As your article itself states:

On the record, the Germany government only admits to being part of what is officially termed a "nuclear sharing agreement."

In essence, the nuclear sharing agreement provides for member states of the military alliance without nuclear weapons to partake in planning and training for the use of nuclear weapons by NATO. Additionally, officials argue, it allows for their views to be taken into account by nuclear-capable countries, including the US.

Basically, the cost paid by non-nuclear members of NATO for having a say in making and implementing policy and decisions in regards use of these weapons is the commitment to deliver them when called upon.

Any member state wishing to sit at the big boys table has to make an adult commitment to the alliance.

Full stop.

Upvote:39

During the Cold War, there were always doubts if extended deterrence would hold. Would the US put Washington at risk to defend or avenge Bonn or Frankfurt?

So NATO needed powerful signals that they would stand together, even at the expense of operational efficiency. Compare the multinational battalions in the Baltics today -- those cannot stop a Russian invasion, but they make sure that everybody gets involved.

  • It means that any attack on German tactical air power is at the same time an attack on the delivery system for US nuclear weapons.
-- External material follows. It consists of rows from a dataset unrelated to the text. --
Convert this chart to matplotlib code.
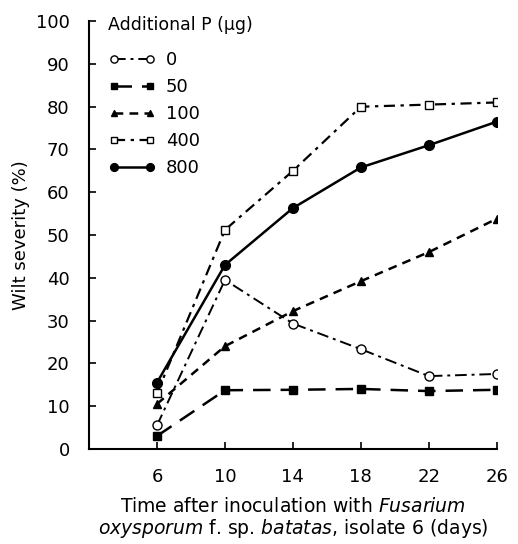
import matplotlib
matplotlib.use("Agg")
import matplotlib.pyplot as plt
from matplotlib.lines import Line2D

plt.rcParams['font.family'] = ['DejaVu Sans']
plt.rcParams['mathtext.fontset'] = 'dejavusans'

days = [6, 10, 14, 18, 22, 26]
labels = ["0", "50", "100", "400", "800"]
p0 = [5.5, 39.5, 29.3, 23.3, 17.0, 17.5]
p50 = [3.0, 13.7, 13.8, 14.0, 13.5, 13.8]
p100 = [10.5, 24.0, 32.2, 39.2, 46.0, 53.8]
p400 = [13.0, 51.2, 65.0, 80.0, 80.5, 81.0]
p800 = [15.5, 43.0, 56.3, 65.8, 71.0, 76.5]
xticks = [6, 10, 14, 18, 22, 26]
yticks = list(range(0, 101, 10))

series = [p0, p50, p100, p400, p800]
styles = [
    dict(marker='o', mfc='white', mec='black', ms=6.5, lw=1.4, dashes=(6, 2.5, 1.5, 2.5)),
    dict(marker='s', mfc='black', mec='black', ms=5.5, lw=1.8, dashes=(7, 4)),
    dict(marker='^', mfc='black', mec='black', ms=5.5, lw=1.8, dashes=(3.5, 2.5)),
    dict(marker='s', mfc='white', mec='black', ms=5.5, lw=1.6, dashes=(5, 2.5, 1.5, 2.5)),
    dict(marker='o', mfc='black', mec='black', ms=7, lw=1.8, dashes=None),
]

fig = plt.figure(figsize=(5.18, 5.44), dpi=100)
ax = fig.add_axes([0.172, 0.175, 0.787, 0.786])

handles = []
for ys, st, lab in zip(series, styles, labels):
    st = dict(st)
    dashes = st.pop('dashes')
    ln, = ax.plot(days, ys, color='black', mew=1.0, label=lab, **st)
    if dashes is not None:
        ln.set_dashes(dashes)
    h = Line2D([], [], color='black', marker=st['marker'], mfc=st['mfc'],
               mec='black', ms=st['ms'] * 0.8, lw=st['lw'], mew=1.0)
    if dashes is not None:
        h.set_dashes(dashes)
    handles.append(h)

ax.set_xlim(2, 26)
ax.set_ylim(0, 100)
ax.set_xticks(xticks)
ax.set_yticks(yticks)
ax.spines['top'].set_visible(False)
ax.spines['right'].set_visible(False)
for s in ['left', 'bottom']:
    ax.spines[s].set_linewidth(1.5)
ax.tick_params(direction='in', length=5, width=1.2, labelsize=13)
ax.tick_params(axis='x', pad=14)
ax.tick_params(axis='y', pad=14)

ax.set_ylabel("Wilt severity (%)", fontsize=13, labelpad=4)
ax.set_xlabel("Time after inoculation with $\\it{Fusarium}$\n"
              "$\\it{oxysporum}$ f. sp. $\\it{batatas}$, isolate 6 (days)",
              fontsize=13.5, labelpad=8, linespacing=1.05)

ax.text(0.047, 0.99, "Additional P (μg)", transform=ax.transAxes,
        fontsize=12.5, ha='left', va='center')
ax.legend(handles=handles, labels=labels, loc='upper left',
          bbox_to_anchor=(0.047, 0.93), frameon=False, fontsize=13,
          handlelength=2.6, numpoints=2, labelspacing=0.5,
          handletextpad=0.6, borderpad=0, borderaxespad=0)

fig.savefig("out.png", dpi=100)
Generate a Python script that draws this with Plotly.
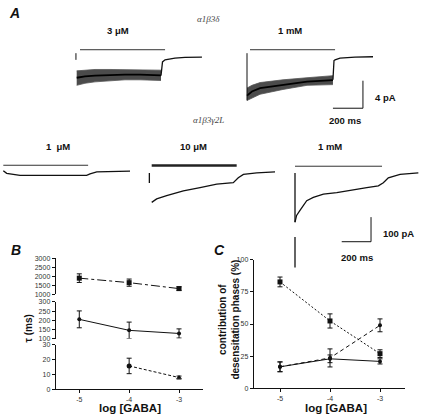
import plotly.graph_objects as go

W, H = 424, 418

# ---------------- data ----------------
# Panel B: time constants (ms) vs log[GABA]
log_gaba = [-5, -4, -3]
tau_slow = [1900, 1650, 1320]
tau_slow_err = [240, 200, 100]
tau_mid = [205, 145, 128]
tau_mid_err = [46, 45, 25]
log_gaba_fast = [-4, -3]
tau_fast = [15.6, 7.8]
tau_fast_err = [5.2, 1.0]

# Panel C: contribution of desensitisation phases (%)
contrib_slow = [82.7, 52.4, 27.0]
contrib_slow_err = [3.8, 5.5, 3.0]
contrib_fast = [16.8, 23.7, 49.0]
contrib_fast_err = [3.8, 7.0, 5.0]
contrib_mid = [16.8, 23.0, 21.0]
contrib_mid_err = [3.8, 3.0, 2.0]

# Panel A: current traces (time ms, current pA)
# alpha1beta3delta, 3 uM (noise envelope)
t_d3 = [-22, 33, 100, 200, 300, 400, 500, 540]
hi_d3 = [-2.0, -1.9, -1.8, -1.8, -1.8, -1.8, -1.9, -1.9]
lo_d3 = [-4.1, -3.8, -3.6, -3.4, -3.3, -3.3, -3.4, -3.4]
mid_d3 = [-3.0, -2.8, -2.7, -2.6, -2.55, -2.55, -2.6, -2.65]
t_d3_off = [540, 550, 567, 633, 700, 813]
i_d3_off = [-2.7, -0.7, -0.4, -0.15, -0.05, 0.0]
t_d3_on = [-27, -27]
i_d3_on = [0.57, -0.4]

# alpha1beta3delta, 1 mM
t_d1 = [-20, 13, 67, 220, 380, 553]
hi_d1 = [-4.5, -4.1, -3.7, -3.3, -3.0, -2.7]
lo_d1 = [-6.3, -6.0, -5.4, -4.7, -4.1, -4.0]
mid_d1 = [-5.6, -5.0, -4.5, -4.0, -3.55, -3.35]
t_d1_off = [553, 560, 567, 600, 700, 820]
i_d1_off = [-3.3, -0.5, -0.4, -0.15, 0.0, 0.05]
t_d1_on = [-20, -20]
i_d1_on = [0.57, -6.3]

# alpha1beta3gamma2L
t_g1u = [0, 23, 114, 319, 569, 592, 638, 865]
i_g1u = [0, -11, -19, -19, -19, -13, -5, -2]
t_g10u = [-16, -16, None, 0, 34, 102, 216, 330, 444, 557, 591, 626, 717, 842]
i_g10u = [0, -40, None, -119, -105, -92, -72, -59, -45, -39, -19, -5, 1, 5]
t_g1m = [0, 0, None, 0, 0, None, 0, 11, 34, 57, 80, 125, 194, 285, 376, 490, 569, 603, 637, 717, 842]
i_g1m = [0, -200, None, -260, -384, None, -199, -172, -152, -132, -112, -99, -85, -79, -69,
         -59, -52, -39, -19, -5, 1]

# application durations (ms) and scale bars
app_top = 567
app_bottom = [579, 580, 594]
scale_ms = 200
scale_pa_top = 4
scale_pa_bottom = 100

# ---------------- figure ----------------
fig = go.Figure()
BLK = "#111"
FONT = "Liberation Sans, Arial, sans-serif"


def pxx(x):
    return x / W


def pyy(y):
    return 1 - y / H


def trace_axes(n_x, n_y, xl, xr, yt, yb, t0, base, msk, pak):
    fig.layout["xaxis%d" % n_x] = dict(
        domain=[pxx(xl), pxx(xr)], range=[(xl - t0) * msk, (xr - t0) * msk],
        visible=False, anchor="y%d" % n_y, fixedrange=True)
    fig.layout["yaxis%d" % n_y] = dict(
        domain=[pyy(yb), pyy(yt)], range=[-(yb - base) * pak, -(yt - base) * pak],
        visible=False, anchor="x%d" % n_x, fixedrange=True)


def line(x, y, xa, ya, width=1.0, color=BLK, dash=None):
    fig.add_trace(go.Scatter(x=x, y=y, xaxis=xa, yaxis=ya, mode="lines",
                             line=dict(color=color, width=width, dash=dash),
                             showlegend=False, hoverinfo="skip", connectgaps=False))


def band(t, lo, hi, mid, xa, ya):
    fig.add_trace(go.Scatter(x=t, y=lo, xaxis=xa, yaxis=ya, mode="lines",
                             line=dict(color="#555", width=0.8), showlegend=False))
    fig.add_trace(go.Scatter(x=t, y=hi, xaxis=xa, yaxis=ya, mode="lines", fill="tonexty",
                             fillcolor="rgba(35,35,35,0.82)",
                             line=dict(color="#555", width=0.8), showlegend=False))
    line(t, mid, xa, ya, 1.8, "#000")


# trace axes
trace_axes(3, 5, 70, 215, 35, 92, 80, 54, 200 / 30, 4 / 28)
trace_axes(4, 6, 240, 380, 35, 112, 250, 54, 200 / 30, 4 / 28)
trace_axes(5, 7, 0, 140, 155, 190, 3.3, 169.5, 200 / 29.3, 100 / 25)
trace_axes(6, 8, 145, 285, 155, 212, 151.7, 172, 200 / 29.3, 100 / 25)
trace_axes(7, 9, 285, 424, 155, 285, 295, 172, 200 / 29.3, 100 / 25)

# top row traces
band(t_d3, lo_d3, hi_d3, mid_d3, "x3", "y5")
line(t_d3_off, i_d3_off, "x3", "y5", 1.3)
line(t_d3_on, i_d3_on, "x3", "y5", 1.0)
line([0, app_top], [1.07, 1.07], "x3", "y5", 1.0, "#333")

band(t_d1, lo_d1, hi_d1, mid_d1, "x4", "y6")
line(t_d1_off, i_d1_off, "x4", "y6", 1.3)
line(t_d1_on, i_d1_on, "x4", "y6", 1.0)
line([0, app_top], [1.07, 1.07], "x4", "y6", 1.0, "#333")
# scale bar top
line([753 - scale_ms, 753, 753], [-7.43, -7.43, -7.43 + scale_pa_top], "x4", "y6", 1.0)

# bottom row traces
line(t_g1u, i_g1u, "x5", "y7", 1.3)
line([0, app_bottom[0]], [22, 22], "x5", "y7", 1.0, "#333")

line(t_g10u, i_g10u, "x6", "y8", 1.3)
line([0, app_bottom[1]], [31, 31], "x6", "y8", 2.6, "#222")

line(t_g1m, i_g1m, "x7", "y9", 1.3)
line([0, app_bottom[2]], [28, 28], "x7", "y9", 1.0, "#333")
# scale bar bottom
line([519 - scale_ms, 519, 519], [-279, -279, -279 + scale_pa_bottom], "x7", "y9", 1.0)

# ---------- Panel B (broken y axis) ----------
axis_common = dict(showline=True, linecolor=BLK, linewidth=1, ticks="outside", ticklen=3,
                   tickwidth=1, tickcolor=BLK, showgrid=False, zeroline=False,
                   tickfont=dict(size=7, color="#333", family=FONT), fixedrange=True)
fig.layout.xaxis = dict(domain=[pxx(55.7), pxx(203.3)], range=[-5.473, -2.513], anchor="y3",
                        tickvals=log_gaba, ticktext=["-5", "-4", "-3"], **axis_common)
fig.layout.yaxis = dict(domain=[pyy(295.3), pyy(258.7)], range=[1000, 3000], anchor="x",
                        tickvals=[1000, 1500, 2000, 2500, 3000], **axis_common)
fig.layout.yaxis2 = dict(domain=[pyy(340.3), pyy(303)], range=[100, 300], anchor="x",
                         tickvals=[100, 150, 200, 250, 300], **axis_common)
fig.layout.yaxis3 = dict(domain=[pyy(391.7), pyy(346.3)], range=[0, 30], anchor="x",
                         tickvals=[0, 10, 20, 30], **axis_common)


def series(x, y, err, xa, ya, dash, symbol, msize=5):
    fig.add_trace(go.Scatter(
        x=x, y=y, xaxis=xa, yaxis=ya, mode="lines+markers",
        line=dict(color=BLK, width=1, dash=dash),
        marker=dict(color=BLK, size=msize, symbol=symbol),
        error_y=dict(type="data", array=err, color=BLK, thickness=1, width=2.5),
        showlegend=False, cliponaxis=False))


series(log_gaba, tau_slow, tau_slow_err, "x", "y", "dashdot", "square", 5)
series(log_gaba, tau_mid, tau_mid_err, "x", "y2", None, "circle", 4)
series(log_gaba_fast, tau_fast, tau_fast_err, "x", "y3", "3px,2px", ["circle", "triangle-up"], 5)

# ---------- Panel C ----------
fig.layout.xaxis2 = dict(domain=[pxx(253.7), pxx(405)], range=[-5.526, -2.5], anchor="y4",
                         tickvals=log_gaba, ticktext=["-5", "-4", "-3"], **axis_common)
fig.layout.yaxis4 = dict(domain=[pyy(391), pyy(260)], range=[0, 100], anchor="x2",
                         tickvals=[0, 25, 50, 75, 100], **axis_common)
series(log_gaba, contrib_mid, contrib_mid_err, "x2", "y4", None, "circle", 4)
series(log_gaba, contrib_fast, contrib_fast_err, "x2", "y4", "4px,3px", "circle", 4)
series(log_gaba, contrib_slow, contrib_slow_err, "x2", "y4", "2px,2px", "square", 5)

# ---------- text ----------
def txt(x, y, s, size=10, bold=True, italic=False, family=FONT, color=BLK, angle=0):
    if bold:
        s = "<b>%s</b>" % s
    if italic:
        s = "<i>%s</i>" % s
    fig.add_annotation(x=pxx(x), y=pyy(y), xref="paper", yref="paper", text=s,
                       showarrow=False, textangle=angle, xanchor="center", yanchor="middle",
                       font=dict(size=size, family=family, color=color))


txt(14, 9, "A", 14, True, True)
txt(16, 250, "B", 14, True, True)
txt(219, 250, "C", 14, True, True)
txt(208, 15, "α1β3δ", 9, False, True, "Liberation Serif, serif", "#444")
txt(208, 118, "α1β3γ2L", 9, False, True, "Liberation Serif, serif", "#444")
txt(118, 27, "3 μM", 9.5)
txt(290, 27, "1 mM", 9.5)
txt(385, 95, "4 pA", 9.5)
txt(345, 118, "200 ms", 9.5)
txt(58, 145, "1  μM", 9.5)
txt(193, 145, "10 μM", 9.5)
txt(330, 145, "1 mM", 9.5)
txt(398, 233, "100 pA", 9.5)
txt(357, 258, "200 ms", 9.5)
txt(28, 330, "τ (ms)", 10, True, False, FONT, BLK, -90)
txt(130, 410.5, "log [GABA]", 11.5)
txt(336, 410.5, "log [GABA]", 11.5)
txt(229, 321, "contribution of<br>desensitation phases (%)", 10, True, False, FONT, BLK, -90)

fig.update_layout(width=W, height=H, autosize=False,
                  margin=dict(l=0, r=0, t=0, b=0),
                  paper_bgcolor="white", plot_bgcolor="rgba(0,0,0,0)",
                  font=dict(family=FONT, color=BLK), showlegend=False)

fig.write_html("out.html", config={"displayModeBar": False},
               post_script="document.body.style.margin='0';document.body.style.overflow='hidden';")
Theory and practice of nuclear deterrence is both controversial and complicated, but there is widespread agreement that an attack on nuclear command-and-control infrastructure and delivery systems is a highly escalatory move. A hostile (nuclear or non-nuclear) power will not take this escalation lightly.
  • It means that in the event of a full-scale nuclear strike in Europe, the German government cannot equivocate and blame others. They (the Chancellor who will be commander in chief at this time) must get off the pot and join -- or not.